Joyanti Chutia is an Indian physicist who specializes in solid-state physics and plasma physics. She was among the first women who have headed scientific institutions in India when she became the director of the Institute of Advanced Study in Science and Technology in Guwahati, Assam, which is the first major research institution in North East India. She is a fellow of National Academy of Sciences. She is an emeritus scientist at the Department of Science & Technology in the Government of India.

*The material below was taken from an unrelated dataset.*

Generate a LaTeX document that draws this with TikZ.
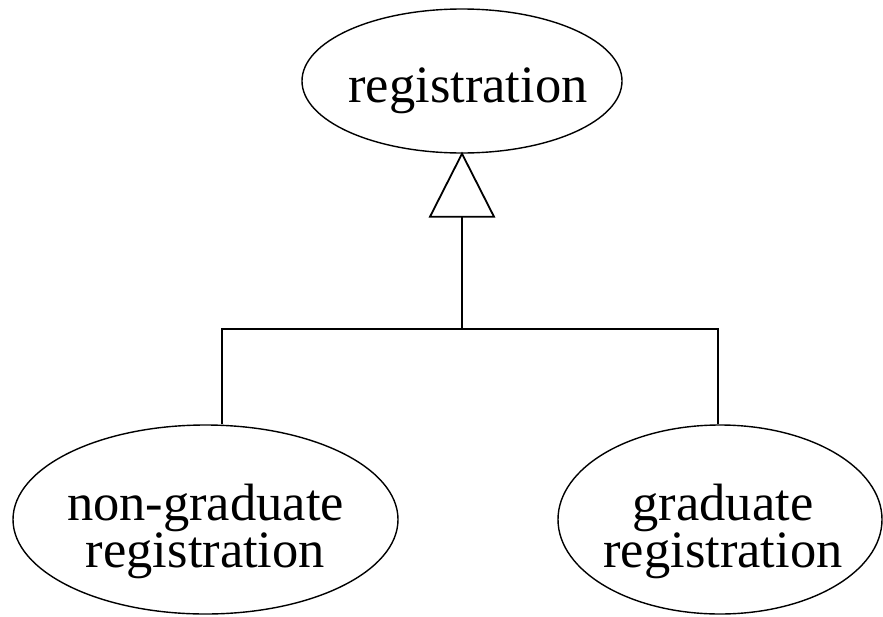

== Early life and education ==
Chutia was one of the first girls to take Mathematics as a main subject in her school. She later studied physics at Cotton University, Assam where she obtained a BSc in 1967. She continued teaching at Cotton College before obtaining an MSc in physics at Dibrugarh University in 1969. Following this, Chutia taught for some time as a lecturer, eventually deciding to continue with research by pursuing a PhD at Dibrugarh University on a fellowship in 1976. Her research focused on the conduction mechanism of thin polymer films and she was awarded her degree in 1981.

== Career ==

After her PhD, Chutia continued her research at Dibrugarh University for another year as a CSIR-postdoctoral fellow.
She entered the field of plasma physics at the Physical Research Laboratory in Ahmedabad and then joined the Institute for Plasma Research in Gandhinagar.
She then returned to the Institute of Advanced Study in Science and Technology as a faculty member and set up the Plasma Physics Laboratory.

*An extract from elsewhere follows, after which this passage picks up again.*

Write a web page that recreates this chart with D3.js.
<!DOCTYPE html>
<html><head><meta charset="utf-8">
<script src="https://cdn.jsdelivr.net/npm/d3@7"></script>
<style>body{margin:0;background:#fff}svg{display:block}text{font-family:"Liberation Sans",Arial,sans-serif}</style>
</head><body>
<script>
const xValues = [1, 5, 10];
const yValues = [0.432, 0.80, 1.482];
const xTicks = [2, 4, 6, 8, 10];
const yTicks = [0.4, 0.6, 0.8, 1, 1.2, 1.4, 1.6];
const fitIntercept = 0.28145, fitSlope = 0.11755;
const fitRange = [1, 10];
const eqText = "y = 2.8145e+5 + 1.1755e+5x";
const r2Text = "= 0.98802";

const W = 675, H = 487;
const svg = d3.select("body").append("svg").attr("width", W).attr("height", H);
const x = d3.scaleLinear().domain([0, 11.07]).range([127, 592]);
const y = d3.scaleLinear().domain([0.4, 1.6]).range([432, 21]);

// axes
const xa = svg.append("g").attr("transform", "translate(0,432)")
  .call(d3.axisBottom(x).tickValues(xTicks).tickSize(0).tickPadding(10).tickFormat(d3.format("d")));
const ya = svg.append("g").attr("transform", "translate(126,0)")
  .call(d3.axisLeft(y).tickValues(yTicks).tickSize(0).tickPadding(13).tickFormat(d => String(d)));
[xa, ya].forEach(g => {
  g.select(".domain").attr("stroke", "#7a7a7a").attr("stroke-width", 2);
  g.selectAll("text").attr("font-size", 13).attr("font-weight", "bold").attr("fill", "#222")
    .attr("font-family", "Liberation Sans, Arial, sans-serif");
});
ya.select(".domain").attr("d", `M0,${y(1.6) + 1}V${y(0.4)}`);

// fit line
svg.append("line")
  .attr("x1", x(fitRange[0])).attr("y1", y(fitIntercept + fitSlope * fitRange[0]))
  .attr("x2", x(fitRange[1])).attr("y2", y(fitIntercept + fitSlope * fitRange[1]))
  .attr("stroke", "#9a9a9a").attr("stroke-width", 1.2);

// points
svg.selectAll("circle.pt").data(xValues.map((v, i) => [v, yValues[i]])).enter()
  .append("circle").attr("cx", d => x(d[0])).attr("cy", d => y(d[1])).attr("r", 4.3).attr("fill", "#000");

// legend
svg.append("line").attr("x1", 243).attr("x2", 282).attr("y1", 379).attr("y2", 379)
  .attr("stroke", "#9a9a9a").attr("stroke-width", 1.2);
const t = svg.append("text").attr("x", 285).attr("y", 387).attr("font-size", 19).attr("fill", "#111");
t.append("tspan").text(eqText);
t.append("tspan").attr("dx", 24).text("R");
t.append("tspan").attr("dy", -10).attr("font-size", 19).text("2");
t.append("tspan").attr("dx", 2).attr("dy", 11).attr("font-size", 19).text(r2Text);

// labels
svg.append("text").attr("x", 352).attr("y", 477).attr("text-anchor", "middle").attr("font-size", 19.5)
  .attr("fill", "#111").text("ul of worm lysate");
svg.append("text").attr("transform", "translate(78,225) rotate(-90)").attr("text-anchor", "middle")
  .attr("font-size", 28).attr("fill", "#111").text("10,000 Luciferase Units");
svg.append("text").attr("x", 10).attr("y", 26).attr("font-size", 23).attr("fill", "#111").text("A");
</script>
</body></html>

After finishing a fellowship awarded by the Japanese government in 1988 to work at the Plasma Laboratory of the Institute of Space and Astronautical Science, Tokyo, in 2005 she became the director of the Institute of Advanced Study in Science and Technology.

== Research ==
Chutia's research focuses on biomedicine, material science and biotechnology. Her research has led to the development of a highly durable and degradable wound suturing material from Muga Silk.